Luckily for Baquero, his consulting work at Booz Allen took him out of Venezuela on many assignments, partially sparing him the traumas that engulfed his fellow citizens as Chávez’s authoritarian regime presided over the country’s economic collapse. Serving as an efficiency expert for clients like PepsiCo and Cargill, he worked in more than two dozen countries, mostly helping multinational food corporations across Latin America improve their operations.

By 2016, as Venezuelans continued to flee their native country in droves, Baquero had become a naturalized US citizen living in Miami. There he plotted an early retirement at age 52—which is what led to one final fortuitous career plot twist. “I retired from Booz on a Friday,” he recalls. “And on Monday I was on the board of directors of CMI,” one of his longtime Booz accounts.

Less than two years later, Baquero became CEO of CMI Foods—the first chief executive in the family-controlled firm’s 100-year history who was not also a family member.

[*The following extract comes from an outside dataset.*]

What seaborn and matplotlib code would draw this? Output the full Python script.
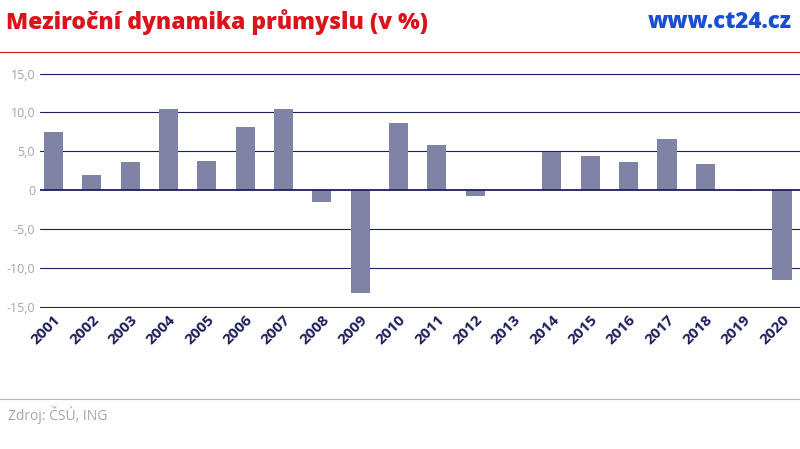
import matplotlib
matplotlib.use("Agg")
import matplotlib.pyplot as plt
import seaborn as sns
import pandas as pd

years = [str(y) for y in range(2001, 2021)]
values = [7.5, 1.9, 3.6, 10.5, 3.75, 8.15, 10.5, -1.55, -13.2, 8.67,
          5.8, -0.8, 0.05, 4.9, 4.4, 3.6, 6.6, 3.4, -0.05, -11.6]
yticks = [-15, -10, -5, 0, 5, 10, 15]
ytick_labels = ["-15,0", "-10,0", "-5,0", "0", "5,0", "10,0", "15,0"]

sns.set_style("white")
plt.rcParams['font.family'] = ['Open Sans', 'DejaVu Sans']

df = pd.DataFrame({"year": years, "value": values})
fig = plt.figure(figsize=(8, 4.49), dpi=100)
ax = fig.add_axes([0.05, 0.315, 0.95, 0.523])
sns.barplot(data=df, x="year", y="value", color="#7f84a6", width=0.5, ax=ax,
            saturation=1, linewidth=0, zorder=2)
ax.set_ylim(-15.1, 15.1)
ax.set_xlim(-0.35, 19.47)
ax.set_yticks(yticks)
ax.set_yticklabels(ytick_labels, color="#a0a3bd", fontsize=9)
for t in yticks:
    ax.axhline(t, color="#1d1f5a", lw=1.3 if t == 0 else 0.8, zorder=3 if t == 0 else 1)
for s in ax.spines.values():
    s.set_visible(False)
ax.tick_params(axis="both", length=0)
ax.set_xlabel(""); ax.set_ylabel("")
plt.setp(ax.get_xticklabels(), rotation=45, ha="right", rotation_mode="anchor",
         fontsize=11, fontweight="bold", color="#1d1f5a")

fig.text(0.008, 0.95, "Meziroční dynamika průmyslu (v %)", color="#d9141b",
         fontsize=16.5, fontweight="heavy", va="center")
fig.text(0.99, 0.95, "www.ct24.cz", color="#1a4fcf", fontsize=16,
         fontweight="heavy", va="center", ha="right")
fig.add_artist(plt.Line2D([0, 1], [0.885, 0.885], color="#d9141b", lw=0.8))
fig.add_artist(plt.Line2D([0, 1], [0.112, 0.112], color="#b0b3cc", lw=0.8))
fig.text(0.01, 0.075, "Zdroj: ČSÚ, ING", color="#a0a3bd", fontsize=10, va="center")
fig.savefig("out.png", dpi=100)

His mandate today includes managing more than 40,000 employees in 11 countries, whose operations in poultry, pork, pasta, baked goods, sauces, and grains rack up billions in annual sales.

Baquero’s biggest task going forward is expanding CMI’s presence in the US, which is currently comprised almost entirely by the Pollo Campero fast-food restaurant chain. Having originated in Central America, the chain has grown to around 100 US eateries largely on the strength of immigrants from Guatemala and El Salvador who know the brand and crave the taste of home.

The typical Pollo Campero store in the US does about $2.6 million per year in sales, Baquero says, with a handful in large Latino centers—Houston, San Francisco, Northern Virginia, Los Angeles—topping $6 million.

Baquero says CMI intends to spend at least $200 million building its US network through 2025, with plans for  new stores in downtown locations in Chicago and San Francisco. The first two Pollo Camperos in Manhattan arrived this spring near Herald Square and Times Square.

Competition in the US fast food sector is fierce, especially in chicken. And in the US, CMI can’t rely on the advantages it carries in Latin America, where Pollo Campero is backed by a conglomerate that already hatches, feeds, and processes the lion’s share of each market’s poultry and already commands choice locations in virtually every major city.

“You have to adapt,” Baquero says. “You have to be better at planning. You have to be better at innovation. You have to be better at convincing people.”

And you have to have a CEO who knows how to move nimbly when plans change.